From: Nitin Gupta <ngupta@nitingupta.dev>
To: Vlastimil Babka <vbabka@suse.cz>
Cc: Nitin Gupta <nigupta@nvidia.com>,
Mel Gorman <mgorman@techsingularity.net>,
Michal Hocko <mhocko@suse.com>,
Matthew Wilcox <willy@infradead.org>,
Andrew Morton <akpm@linux-foundation.org>,
Mike Kravetz <mike.kravetz@oracle.com>,
Joonsoo Kim <iamjoonsoo.kim@lge.com>,
David Rientjes <rientjes@google.com>,
linux-kernel <linux-kernel@vger.kernel.org>,
linux-mm <linux-mm@kvack.org>,
Linux API <linux-api@vger.kernel.org>
Subject: Re: [PATCH v4] mm: Proactive compaction
Date: Fri, 15 May 2020 17:50:30 -0700 [thread overview]
Message-ID: <CAB6CXpDCfoU0mJvDJra4MN6omD1cnNgSLH2Qyy=f7e7uQhA4Cg@mail.gmail.com> (raw)
In-Reply-To: <28993c4d-adc6-b83e-66a6-abb0a753f481@suse.cz>
[-- Attachment #1: Type: text/plain, Size: 11751 bytes --]
On Fri, May 15, 2020 at 11:02 AM Vlastimil Babka <vbabka@suse.cz> wrote:
> On 4/29/20 12:10 AM, Nitin Gupta wrote:
> > For some applications, we need to allocate almost all memory as
> > hugepages.
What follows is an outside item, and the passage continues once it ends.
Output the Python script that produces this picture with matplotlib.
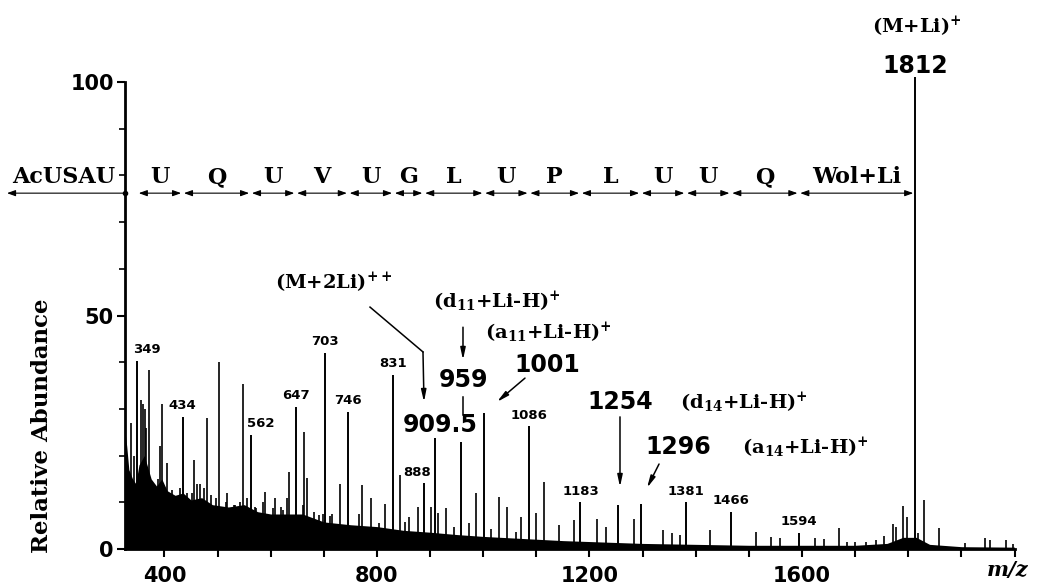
import matplotlib.pyplot as plt
from matplotlib.ticker import FixedLocator, MultipleLocator

plt.rcParams['mathtext.fontset'] = 'custom'
plt.rcParams['mathtext.rm'] = 'DejaVu Serif:bold'
plt.rcParams['mathtext.it'] = 'DejaVu Serif:bold:italic'
plt.rcParams['mathtext.bf'] = 'DejaVu Serif:bold'

# peaks labelled with small numbers (m/z, relative abundance)
label_mz = [349, 434, 562, 647, 703, 746, 831, 888, 1086, 1183, 1381, 1466, 1594]
label_int = [40.3, 28.3, 24.4, 30.4, 42.0, 29.4, 37.3, 14.1, 26.3, 10.0, 10.0, 7.9, 3.4]

# peaks with the big annotations
big_mz = [909.5, 959, 1001, 1254, 1296, 1812]
big_int = [23.8, 22.9, 29.1, 9.4, 9.6, 101.0]

# unlabelled peaks
peak_mz = [337, 342, 356, 359.5, 363, 366, 370.5, 387, 392, 396, 405, 414, 420, 429,
           442, 452, 455, 462, 466, 474, 480, 488, 497, 503, 516, 518, 531, 532.5, 542,
           547, 556, 570, 572, 586, 590, 605, 608, 619, 623, 630, 634, 660, 663, 669,
           681, 691, 698, 711, 716, 731, 767, 772, 789, 804.5, 815, 844, 852, 860, 877,
           900.8, 914.5, 930, 945, 974, 987, 1015, 1029, 1045, 1061, 1070.6, 1100,
           1114.5, 1142, 1171, 1214, 1230.5, 1284, 1339, 1355, 1370, 1427, 1513, 1541,
           1559, 1625, 1641, 1670, 1684, 1700, 1720, 1740, 1755, 1771, 1777, 1790,
           1797.5, 1819, 1830, 1857, 1906, 1945, 1953, 1984, 1998]
peak_int = [27, 20, 32, 31, 30, 26, 38.3, 15, 22, 31, 18.5, 12.6, 10.5, 13,
            12, 12, 19, 14, 14, 13, 28, 11.6, 11, 40, 10, 12, 9.5, 9.4, 10,
            35.3, 11, 9, 8.8, 10, 12.2, 8.8, 10.9, 9, 8.4, 11, 16.5, 9.5, 25, 15.2,
            8, 7.3, 7.5, 7, 7.5, 14, 7.6, 13.7, 11, 5.5, 9.7, 15.8, 5.8, 6.8, 9,
            9, 7.7, 8.8, 4.7, 5.6, 12, 4.3, 11.1, 9, 3.6, 6.9, 7.7,
            14.3, 5.1, 6.2, 6.4, 4.7, 6.4, 4, 3.4, 3, 4, 3.6, 2.6,
            2.4, 2.4, 2.1, 4.5, 1.5, 1.5, 1.4, 2, 2.8, 5.4, 4.7, 9.2,
            6.9, 3.5, 10.5, 4.5, 1.3, 2.4, 2, 2, 1]

# the dense "grass" under the peaks
floor_mz = [326, 329, 333, 340, 346, 352, 362, 375, 385, 395, 405, 420, 435, 450, 470,
            490, 520, 550, 575, 600, 640, 660, 700, 750, 800, 850, 900, 950, 1000,
            1050, 1100, 1150, 1200, 1300, 1400, 1500, 1600, 1700, 1760, 1790, 1815,
            1840, 1900, 2000]
floor_int = [25, 22, 17, 15, 14, 18, 20, 15, 13.5, 15, 12.5, 11.5, 12, 10.5, 11,
             9.5, 9, 9.5, 8, 7.5, 7.5, 7.5, 5.8, 5.2, 4.8, 4.0, 3.6, 3.1, 2.7,
             2.4, 2.1, 1.8, 1.6, 1.2, 1.0, 0.8, 0.8, 0.8, 1.2, 2.5, 2.5,
             1.0, 0.5, 0.4]

# sequence along the top
seq_names = ['AcUSAU', 'U', 'Q', 'U', 'V', 'U', 'G', 'L', 'U', 'P', 'L', 'U', 'U', 'Q', 'Wol+Li']
seq_bounds = [349, 434, 562, 647, 746, 831, 888, 1001, 1086, 1183, 1296, 1381, 1466, 1594, 1812]

serif = 'DejaVu Serif'
wide = 'DejaVu Sans'

fig = plt.figure(figsize=(10.38, 5.87), dpi=100)
ax = fig.add_axes([0.1204, 0.0647, 0.8570, 0.7956])
xmin, xmax = 325.7, 2000
ax.set_xlim(xmin, xmax)
ax.set_ylim(0, 100)

# spectrum
ax.fill_between(floor_mz, floor_int, 0, color='black', lw=0)
ax.vlines(peak_mz, 0, peak_int, color='black', lw=1.2)
ax.vlines(label_mz, 0, label_int, color='black', lw=1.4)
ax.vlines(big_mz, 0, big_int, color='black', lw=1.4, clip_on=False)

label_dx = {349: 17, 562: 19, 888: -12}
for m, h in zip(label_mz, label_int):
    ax.text(m + label_dx.get(m, 0), h + 1.0, str(m), ha='center', va='bottom',
            fontsize=9.5, fontweight='bold', family=wide)

# axes style
for s in ['top', 'right']:
    ax.spines[s].set_visible(False)
ax.spines['left'].set_linewidth(2)
ax.spines['bottom'].set_linewidth(2)
ax.yaxis.set_major_locator(FixedLocator([0, 50, 100]))
ax.yaxis.set_minor_locator(MultipleLocator(10))
ax.xaxis.set_major_locator(FixedLocator([400, 800, 1200, 1600]))
ax.xaxis.set_minor_locator(MultipleLocator(100))
ax.tick_params(axis='y', which='major', direction='out', length=6, width=1.5, pad=2,
               labelsize=15)
ax.tick_params(axis='y', which='minor', direction='out', length=4, width=1.2)
ax.tick_params(axis='x', which='both', direction='out', length=6, width=1.5, pad=6,
               labelsize=15)
for lab in ax.get_xticklabels() + ax.get_yticklabels():
    lab.set_fontweight('bold')
    lab.set_family(wide)

ax.text(169.5, 26.3, 'Relative Abundance', rotation=90, ha='center', va='center',
        fontsize=16.5, fontweight='bold', family=serif)
ax.text(1987.8, -4.5, 'm/z', ha='center', va='center', fontsize=15,
        fontweight='bold', fontstyle='italic', family=serif, clip_on=False)

# sequence row
y_arrow = 76.2
arrow_kw = dict(arrowstyle='<|-|>,head_length=0.5,head_width=0.18', lw=0.8,
                color='black', shrinkA=1, shrinkB=1, mutation_scale=10)
ax.annotate('', xy=(xmin, y_arrow), xytext=(103.6, y_arrow),
            arrowprops=dict(arrowstyle='<|-,head_length=0.5,head_width=0.18', lw=0.8,
                            color='black', shrinkA=0, shrinkB=0, mutation_scale=10),
            annotation_clip=False)
ax.plot([xmin], [y_arrow], 'o', color='black', ms=3, clip_on=False)
ax.text(210.9, 77.3, seq_names[0], ha='center', va='bottom', fontsize=16,
        fontweight='bold', family=serif)
for i in range(1, len(seq_names)):
    a, b = seq_bounds[i - 1], seq_bounds[i]
    ax.annotate('', xy=(b, y_arrow), xytext=(a, y_arrow), arrowprops=arrow_kw,
                annotation_clip=False)
    ax.text((a + b) / 2, 77.3, seq_names[i], ha='center', va='bottom', fontsize=16,
            fontweight='bold', family=serif)

# annotations
head = dict(arrowstyle='-|>,head_length=0.7,head_width=0.15', lw=1.1, color='black',
            shrinkA=0, shrinkB=0, mutation_scale=10)
ann_kw = dict(fontsize=14, fontweight='bold', family=serif, va='center')
big_kw = dict(fontsize=17, fontweight='bold', family=wide, va='center', ha='center')

ax.text(1731.8, 111.8, r'(M+Li)$^{+}$', ha='left', clip_on=False, **ann_kw)
ax.text(1813.7, 103.4, '1812', clip_on=False, **big_kw)

ax.text(608, 57.0, r'(M+2Li)$^{++}$', ha='left', **ann_kw)
ax.plot([786.9, 886.6], [51.8, 42.2], color='black', lw=1.1)
ax.annotate('', xy=(888.5, 31.5), xytext=(886.6, 42.2), arrowprops=head)

ax.text(905.5, 52.9, r'(d$_{11}$+Li-H)$^{+}$', ha='left', **ann_kw)
ax.annotate('', xy=(961.9, 40.5), xytext=(961.9, 47.5), arrowprops=head)
ax.text(962, 36.2, '959', **big_kw)
ax.plot([962, 962], [32.5, 28.7], color='black', lw=1.1)
ax.text(919.6, 26.6, '909.5', **big_kw)

ax.text(1003.3, 46.3, r'(a$_{11}$+Li-H)$^{+}$', ha='left', **ann_kw)
ax.text(1121, 39.4, '1001', **big_kw)
ax.annotate('', xy=(1025.9, 31.5), xytext=(1078.6, 36.6), arrowprops=head)

ax.text(1257.4, 31.5, '1254', **big_kw)
ax.text(1370.4, 31.3, r'(d$_{14}$+Li-H)$^{+}$', ha='left', **ann_kw)
ax.annotate('', xy=(1257.4, 13.3), xytext=(1257.4, 28.3), arrowprops=head)

ax.text(1366.6, 21.8, '1296', **big_kw)
ax.text(1487.1, 21.6, r'(a$_{14}$+Li-H)$^{+}$', ha='left', **ann_kw)
ax.annotate('', xy=(1308.3, 13.1), xytext=(1330.9, 18.2), arrowprops=head)

fig.savefig('out.png', dpi=100)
However, on a running system, higher-order allocations can
> > fail if the memory is fragmented. Linux kernel currently does on-demand
> > compaction as we request more hugepages, but this style of compaction
> > incurs very high latency. Experiments with one-time full memory
> > compaction (followed by hugepage allocations) show that kernel is able
> > to restore a highly fragmented memory state to a fairly compacted memory
> > state within <1 sec for a 32G system. Such data suggests that a more
> > proactive compaction can help us allocate a large fraction of memory as
> > hugepages keeping allocation latencies low.
> >
> > For a more proactive compaction, the approach taken here is to define
> > a new tunable called 'proactiveness' which dictates bounds for external
> > fragmentation wrt HUGETLB_PAGE_ORDER order which kcompactd tries to
> > maintain.
> >
> > The tunable is exposed through sysfs:
> > /sys/kernel/mm/compaction/proactiveness
>
> I would prefer sysctl. Why?
>
> During the mm evolution we seem to have end up with stuff scattered over
> several
> places:
>
> /proc/sys aka sysctl:
> /proc/sys/vm/compact_unevictable_allowed
> /proc/sys/vm/compact_memory - write-only one-time action trigger!
>
> /sys/kernel/mm:
> e.g. /sys/kernel/mm/transparent_hugepage/
>
> This is unfortunate enough, and (influenced by my recent dive into sysctl
> perhaps :), I would have preferred sysctl only. In this case it's
> consistent
> that we have sysctls for compaction already, while this introduces a whole
> new
> compaction directory in the /sys/kernel/mm/ space.
>
>
I have now replaced this sysfs node with vm.compaction_proactiveness sysctl.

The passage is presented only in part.